◆ **SET TASK**
Restate, exactly and only, the lines from the first through the line containing "width=359,minimum height=129] (komm)".

◆ **COLLECTED MATERIAL**

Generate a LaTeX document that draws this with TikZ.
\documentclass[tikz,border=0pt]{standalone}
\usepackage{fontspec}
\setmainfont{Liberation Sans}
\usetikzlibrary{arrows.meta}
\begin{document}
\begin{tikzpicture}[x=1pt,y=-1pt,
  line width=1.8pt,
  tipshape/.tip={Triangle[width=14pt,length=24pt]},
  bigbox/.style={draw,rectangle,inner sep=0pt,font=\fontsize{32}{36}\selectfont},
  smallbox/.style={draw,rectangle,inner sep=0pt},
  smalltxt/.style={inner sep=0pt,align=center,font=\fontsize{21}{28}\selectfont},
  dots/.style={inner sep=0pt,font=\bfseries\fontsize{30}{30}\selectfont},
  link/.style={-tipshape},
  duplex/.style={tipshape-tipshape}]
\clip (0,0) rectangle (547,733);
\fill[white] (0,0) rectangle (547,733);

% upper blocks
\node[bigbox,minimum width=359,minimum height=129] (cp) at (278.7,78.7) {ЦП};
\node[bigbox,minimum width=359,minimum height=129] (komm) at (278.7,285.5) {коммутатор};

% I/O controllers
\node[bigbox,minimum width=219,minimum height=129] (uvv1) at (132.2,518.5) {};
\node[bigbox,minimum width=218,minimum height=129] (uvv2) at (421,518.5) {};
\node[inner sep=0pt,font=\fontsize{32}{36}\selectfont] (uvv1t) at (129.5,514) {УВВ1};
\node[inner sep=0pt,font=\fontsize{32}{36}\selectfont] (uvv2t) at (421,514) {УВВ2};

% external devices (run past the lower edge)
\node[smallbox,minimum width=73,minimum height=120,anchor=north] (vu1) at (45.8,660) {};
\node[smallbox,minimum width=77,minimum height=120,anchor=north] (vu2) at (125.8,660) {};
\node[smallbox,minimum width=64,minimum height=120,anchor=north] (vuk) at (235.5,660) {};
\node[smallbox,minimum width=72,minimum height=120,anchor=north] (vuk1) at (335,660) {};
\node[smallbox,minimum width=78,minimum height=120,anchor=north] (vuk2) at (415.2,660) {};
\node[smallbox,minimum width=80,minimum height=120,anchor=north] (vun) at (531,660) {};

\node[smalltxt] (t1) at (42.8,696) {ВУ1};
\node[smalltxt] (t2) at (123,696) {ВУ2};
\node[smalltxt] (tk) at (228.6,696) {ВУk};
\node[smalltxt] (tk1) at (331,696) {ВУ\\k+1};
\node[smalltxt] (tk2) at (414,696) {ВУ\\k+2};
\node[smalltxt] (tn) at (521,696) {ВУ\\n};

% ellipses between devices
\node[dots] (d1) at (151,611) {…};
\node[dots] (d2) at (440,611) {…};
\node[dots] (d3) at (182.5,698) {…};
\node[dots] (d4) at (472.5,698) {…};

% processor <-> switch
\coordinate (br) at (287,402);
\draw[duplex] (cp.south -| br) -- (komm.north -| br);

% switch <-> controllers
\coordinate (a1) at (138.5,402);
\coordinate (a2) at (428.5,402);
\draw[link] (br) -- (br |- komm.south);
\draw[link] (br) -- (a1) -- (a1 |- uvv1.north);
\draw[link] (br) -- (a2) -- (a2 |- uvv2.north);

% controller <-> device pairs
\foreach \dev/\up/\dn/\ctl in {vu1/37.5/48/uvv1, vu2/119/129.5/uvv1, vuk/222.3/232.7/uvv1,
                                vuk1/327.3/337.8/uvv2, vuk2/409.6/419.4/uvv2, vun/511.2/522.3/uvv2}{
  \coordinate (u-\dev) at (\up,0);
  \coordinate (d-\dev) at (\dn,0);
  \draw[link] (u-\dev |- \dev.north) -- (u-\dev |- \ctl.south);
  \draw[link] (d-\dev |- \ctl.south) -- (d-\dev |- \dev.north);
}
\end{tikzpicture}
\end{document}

◆ **RESPONSE**
Generate a LaTeX document that draws this with TikZ.
\documentclass[tikz,border=0pt]{standalone}
\usepackage{fontspec}
\setmainfont{Liberation Sans}
\usetikzlibrary{arrows.meta}
\begin{document}
\begin{tikzpicture}[x=1pt,y=-1pt,
  line width=1.8pt,
  tipshape/.tip={Triangle[width=14pt,length=24pt]},
  bigbox/.style={draw,rectangle,inner sep=0pt,font=\fontsize{32}{36}\selectfont},
  smallbox/.style={draw,rectangle,inner sep=0pt},
  smalltxt/.style={inner sep=0pt,align=center,font=\fontsize{21}{28}\selectfont},
  dots/.style={inner sep=0pt,font=\bfseries\fontsize{30}{30}\selectfont},
  link/.style={-tipshape},
  duplex/.style={tipshape-tipshape}]
\clip (0,0) rectangle (547,733);
\fill[white] (0,0) rectangle (547,733);

% upper blocks
\node[bigbox,minimum width=359,minimum height=129] (cp) at (278.7,78.7) {ЦП};
\node[bigbox,minimum width=359,minimum height=129] (komm) at (278.7,285.5) {коммутатор};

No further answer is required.